Once the application is running locally, you can access various pages as follows:
- Click on Login to get access to login page.
- Enter your username and password.
- Click the Login button to authenticate.
- Click on Monitor Cluster to get access to monitor cluster page.
- Use Search Filters:
- At the top of the page, you will find a search input called Search Features.
- Enter part or all of a node's name to filter the list of nodes and view only the relevant system metrics.
- View Node Details:
- Click on any node in the collapsible table to expand it.
- This will reveal detailed information about the selected node, including live status updates and GPU health checks and any related details.

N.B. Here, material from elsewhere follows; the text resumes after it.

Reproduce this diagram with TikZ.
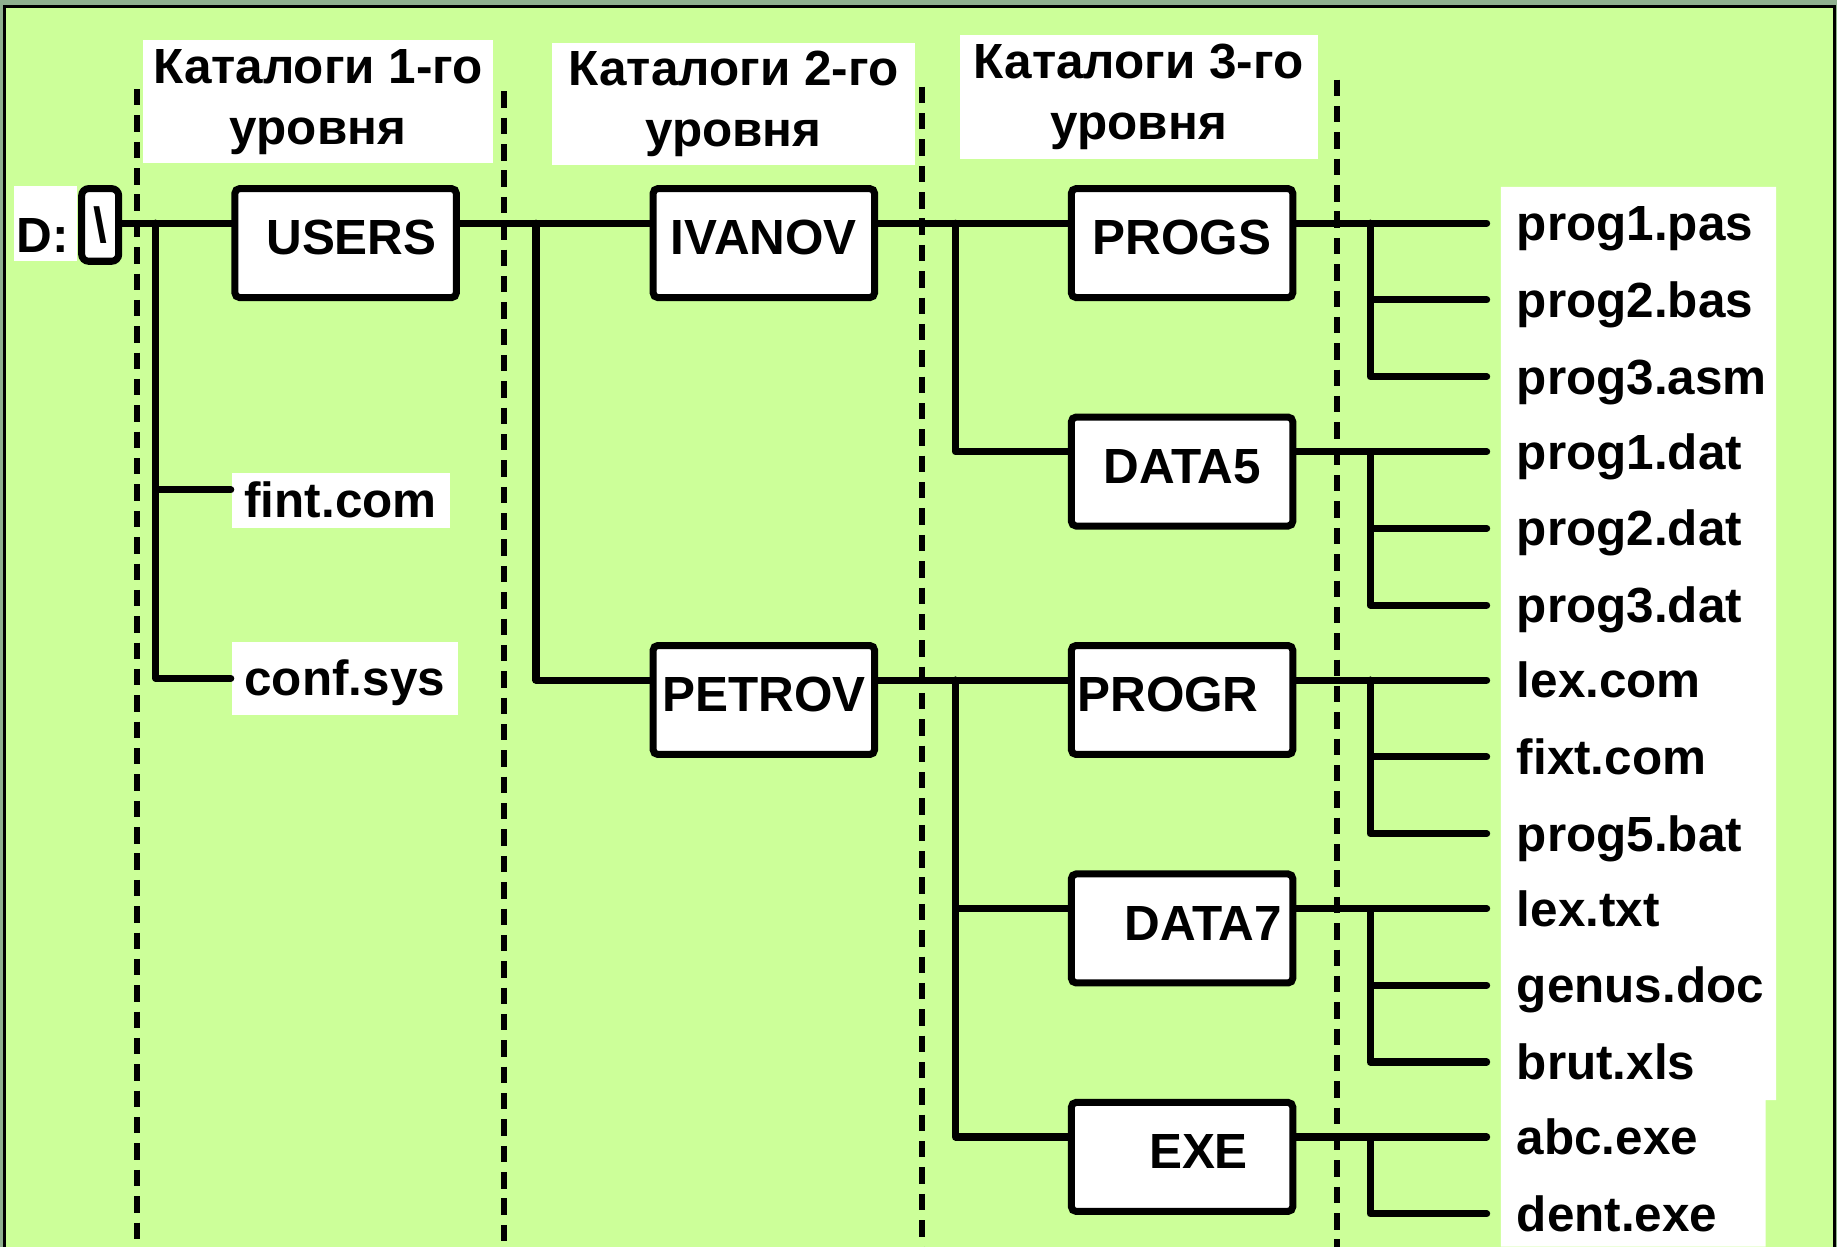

- Under the GPU Health section, we can click on the funnel icon to filter the nodes. You can choose to display nodes where GPU health is either "Pass" or "Not Pass".
- Click on Run Tests to get access to testing page.
- Use the Health Checks menu to select one or more tests and nodes.
- Optionally, toggle the Batches switch to run tests in batches and enter the batch number.
- For Select Node Label, enter a key-value pair (key=value just means the label so labelName=labelValue, e.g.,
testlabel=not2
) to specify the node to be tested. - Click the Run Tests button to start the test.
- Test results will be displayed in real-time in the terminal output section.